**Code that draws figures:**
▼▼▼

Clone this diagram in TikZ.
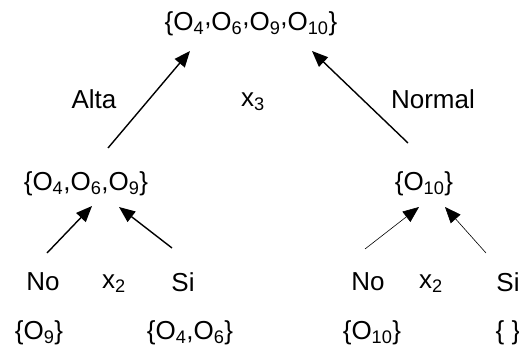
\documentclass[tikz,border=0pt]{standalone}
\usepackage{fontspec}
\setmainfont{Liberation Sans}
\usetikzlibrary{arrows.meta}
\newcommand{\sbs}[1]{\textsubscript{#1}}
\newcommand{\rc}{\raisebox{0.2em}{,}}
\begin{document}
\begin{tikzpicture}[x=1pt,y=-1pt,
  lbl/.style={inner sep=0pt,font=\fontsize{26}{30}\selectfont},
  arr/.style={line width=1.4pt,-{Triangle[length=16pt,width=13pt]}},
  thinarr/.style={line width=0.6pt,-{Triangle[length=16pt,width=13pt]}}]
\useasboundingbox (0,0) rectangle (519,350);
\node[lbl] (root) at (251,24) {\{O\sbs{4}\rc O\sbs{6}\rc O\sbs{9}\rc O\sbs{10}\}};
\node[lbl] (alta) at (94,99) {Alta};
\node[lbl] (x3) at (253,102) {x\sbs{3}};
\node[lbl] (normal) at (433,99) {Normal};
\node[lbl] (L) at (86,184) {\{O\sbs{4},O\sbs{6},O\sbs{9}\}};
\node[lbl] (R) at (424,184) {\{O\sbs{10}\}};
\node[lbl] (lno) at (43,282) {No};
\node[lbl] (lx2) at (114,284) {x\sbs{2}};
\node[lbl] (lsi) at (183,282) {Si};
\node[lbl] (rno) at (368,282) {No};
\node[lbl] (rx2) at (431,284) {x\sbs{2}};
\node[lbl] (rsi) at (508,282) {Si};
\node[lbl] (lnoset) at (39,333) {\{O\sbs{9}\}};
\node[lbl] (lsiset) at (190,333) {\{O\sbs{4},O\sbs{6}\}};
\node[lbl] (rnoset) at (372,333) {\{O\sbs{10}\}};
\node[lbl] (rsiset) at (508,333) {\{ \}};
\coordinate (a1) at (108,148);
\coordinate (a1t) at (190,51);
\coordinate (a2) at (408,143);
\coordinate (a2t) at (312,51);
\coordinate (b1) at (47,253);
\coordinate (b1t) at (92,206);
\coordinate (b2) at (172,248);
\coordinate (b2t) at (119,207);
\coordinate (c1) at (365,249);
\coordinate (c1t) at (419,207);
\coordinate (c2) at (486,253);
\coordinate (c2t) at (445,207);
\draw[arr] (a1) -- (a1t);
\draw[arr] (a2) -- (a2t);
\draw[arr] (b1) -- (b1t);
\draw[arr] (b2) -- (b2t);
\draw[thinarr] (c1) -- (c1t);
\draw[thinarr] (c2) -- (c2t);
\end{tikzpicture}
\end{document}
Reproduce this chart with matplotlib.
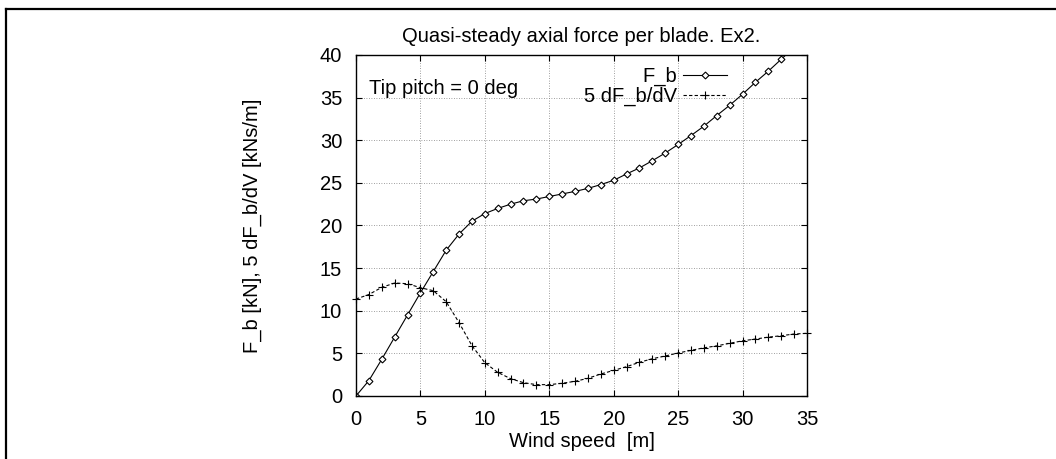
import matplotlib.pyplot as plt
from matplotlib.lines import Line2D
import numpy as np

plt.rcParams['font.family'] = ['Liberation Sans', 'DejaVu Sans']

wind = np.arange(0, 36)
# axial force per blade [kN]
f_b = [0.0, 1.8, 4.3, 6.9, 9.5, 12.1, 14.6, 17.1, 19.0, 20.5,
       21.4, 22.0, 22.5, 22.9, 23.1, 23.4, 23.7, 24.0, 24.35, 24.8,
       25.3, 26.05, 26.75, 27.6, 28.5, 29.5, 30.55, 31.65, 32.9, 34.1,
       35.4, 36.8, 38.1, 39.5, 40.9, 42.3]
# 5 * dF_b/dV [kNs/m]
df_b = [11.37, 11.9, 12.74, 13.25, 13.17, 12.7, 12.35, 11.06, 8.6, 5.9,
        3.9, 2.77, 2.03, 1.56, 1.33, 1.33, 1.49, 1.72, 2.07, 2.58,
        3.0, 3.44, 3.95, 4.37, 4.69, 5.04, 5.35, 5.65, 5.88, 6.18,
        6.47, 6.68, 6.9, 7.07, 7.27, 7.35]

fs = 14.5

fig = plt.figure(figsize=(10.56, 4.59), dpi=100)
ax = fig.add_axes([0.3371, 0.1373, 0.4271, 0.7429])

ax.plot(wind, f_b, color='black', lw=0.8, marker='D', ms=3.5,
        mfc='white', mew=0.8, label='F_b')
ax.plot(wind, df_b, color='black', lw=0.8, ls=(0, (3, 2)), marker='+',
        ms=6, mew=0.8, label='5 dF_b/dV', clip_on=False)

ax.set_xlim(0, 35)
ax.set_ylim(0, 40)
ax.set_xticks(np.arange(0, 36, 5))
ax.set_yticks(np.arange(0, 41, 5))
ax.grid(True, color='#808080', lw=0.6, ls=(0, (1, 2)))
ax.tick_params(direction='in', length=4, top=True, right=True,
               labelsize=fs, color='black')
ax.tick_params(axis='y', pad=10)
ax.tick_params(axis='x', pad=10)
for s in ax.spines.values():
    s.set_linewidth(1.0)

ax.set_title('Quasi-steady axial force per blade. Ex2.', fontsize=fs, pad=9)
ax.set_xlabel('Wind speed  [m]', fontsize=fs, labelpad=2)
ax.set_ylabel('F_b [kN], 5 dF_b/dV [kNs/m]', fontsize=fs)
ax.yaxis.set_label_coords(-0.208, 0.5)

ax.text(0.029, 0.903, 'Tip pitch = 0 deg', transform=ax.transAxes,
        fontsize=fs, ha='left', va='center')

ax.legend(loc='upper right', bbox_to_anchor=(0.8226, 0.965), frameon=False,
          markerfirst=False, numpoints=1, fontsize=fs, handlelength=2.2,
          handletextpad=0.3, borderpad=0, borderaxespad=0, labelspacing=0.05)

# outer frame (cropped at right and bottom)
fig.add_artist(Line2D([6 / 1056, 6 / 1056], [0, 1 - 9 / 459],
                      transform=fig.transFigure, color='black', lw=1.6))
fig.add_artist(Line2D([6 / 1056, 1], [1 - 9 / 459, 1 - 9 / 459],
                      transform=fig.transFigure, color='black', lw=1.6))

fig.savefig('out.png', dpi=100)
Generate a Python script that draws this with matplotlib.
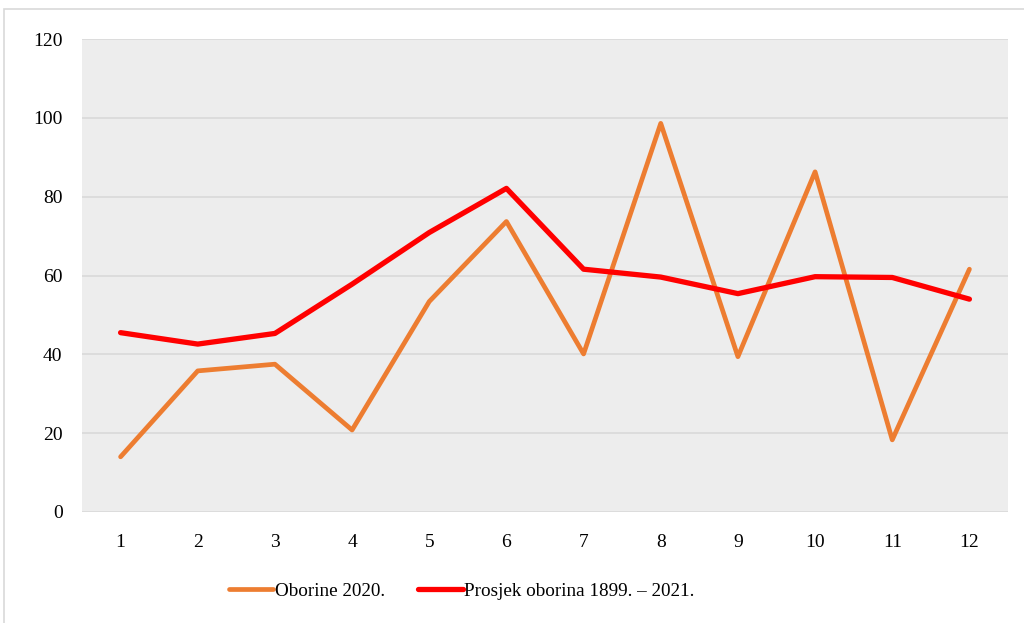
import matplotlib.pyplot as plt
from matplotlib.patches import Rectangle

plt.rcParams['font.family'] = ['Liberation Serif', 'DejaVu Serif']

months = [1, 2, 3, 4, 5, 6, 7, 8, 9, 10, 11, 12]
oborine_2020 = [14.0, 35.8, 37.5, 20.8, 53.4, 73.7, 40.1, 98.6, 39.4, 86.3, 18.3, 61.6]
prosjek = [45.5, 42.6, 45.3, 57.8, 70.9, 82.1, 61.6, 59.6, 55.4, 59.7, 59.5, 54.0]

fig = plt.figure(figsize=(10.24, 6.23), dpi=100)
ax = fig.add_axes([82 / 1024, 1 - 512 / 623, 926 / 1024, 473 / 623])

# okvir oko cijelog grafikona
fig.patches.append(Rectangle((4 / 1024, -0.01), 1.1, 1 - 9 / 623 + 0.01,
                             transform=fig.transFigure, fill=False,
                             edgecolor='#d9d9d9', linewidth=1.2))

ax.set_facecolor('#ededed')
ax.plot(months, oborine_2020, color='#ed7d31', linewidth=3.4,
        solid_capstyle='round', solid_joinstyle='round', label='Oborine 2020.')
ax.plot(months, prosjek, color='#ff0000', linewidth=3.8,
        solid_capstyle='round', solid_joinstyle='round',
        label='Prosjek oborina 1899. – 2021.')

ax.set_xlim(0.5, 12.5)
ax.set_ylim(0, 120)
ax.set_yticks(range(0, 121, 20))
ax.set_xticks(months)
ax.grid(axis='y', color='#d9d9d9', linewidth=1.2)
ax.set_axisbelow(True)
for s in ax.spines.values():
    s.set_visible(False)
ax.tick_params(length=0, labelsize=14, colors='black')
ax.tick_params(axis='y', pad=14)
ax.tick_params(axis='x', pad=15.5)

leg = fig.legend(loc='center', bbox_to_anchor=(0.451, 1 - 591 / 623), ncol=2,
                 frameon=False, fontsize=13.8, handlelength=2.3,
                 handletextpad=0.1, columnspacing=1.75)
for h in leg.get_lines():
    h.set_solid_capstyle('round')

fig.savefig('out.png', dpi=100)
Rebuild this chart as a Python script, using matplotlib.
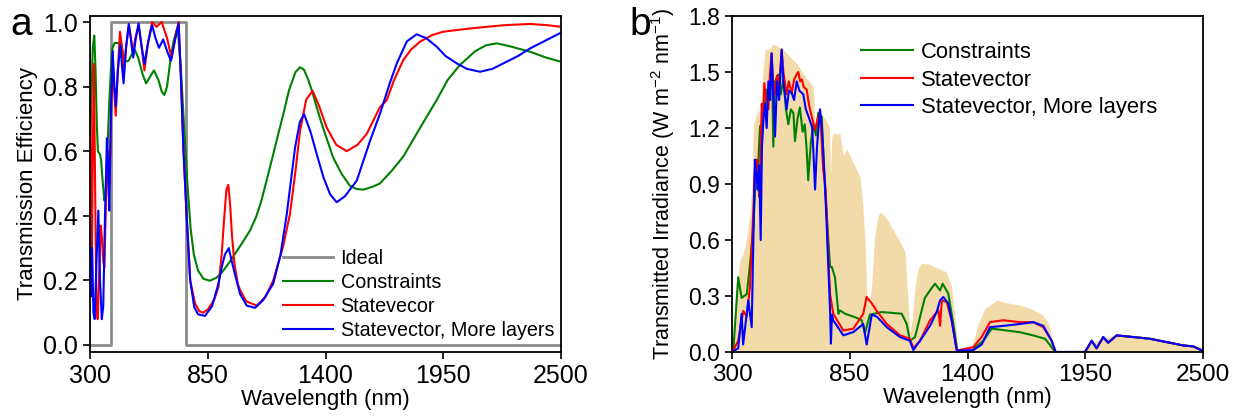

▲▲▲

**What you will do:**
Using the entries above, reproduce word for word only the lines from the one that contains "Generate a Python" to the one that contains "59.7, 59.5, 54.0]", both ends included, and drop every picture.

**Expected answer:**
Generate a Python script that draws this with matplotlib.
import matplotlib.pyplot as plt
from matplotlib.patches import Rectangle

plt.rcParams['font.family'] = ['Liberation Serif', 'DejaVu Serif']

months = [1, 2, 3, 4, 5, 6, 7, 8, 9, 10, 11, 12]
oborine_2020 = [14.0, 35.8, 37.5, 20.8, 53.4, 73.7, 40.1, 98.6, 39.4, 86.3, 18.3, 61.6]
prosjek = [45.5, 42.6, 45.3, 57.8, 70.9, 82.1, 61.6, 59.6, 55.4, 59.7, 59.5, 54.0]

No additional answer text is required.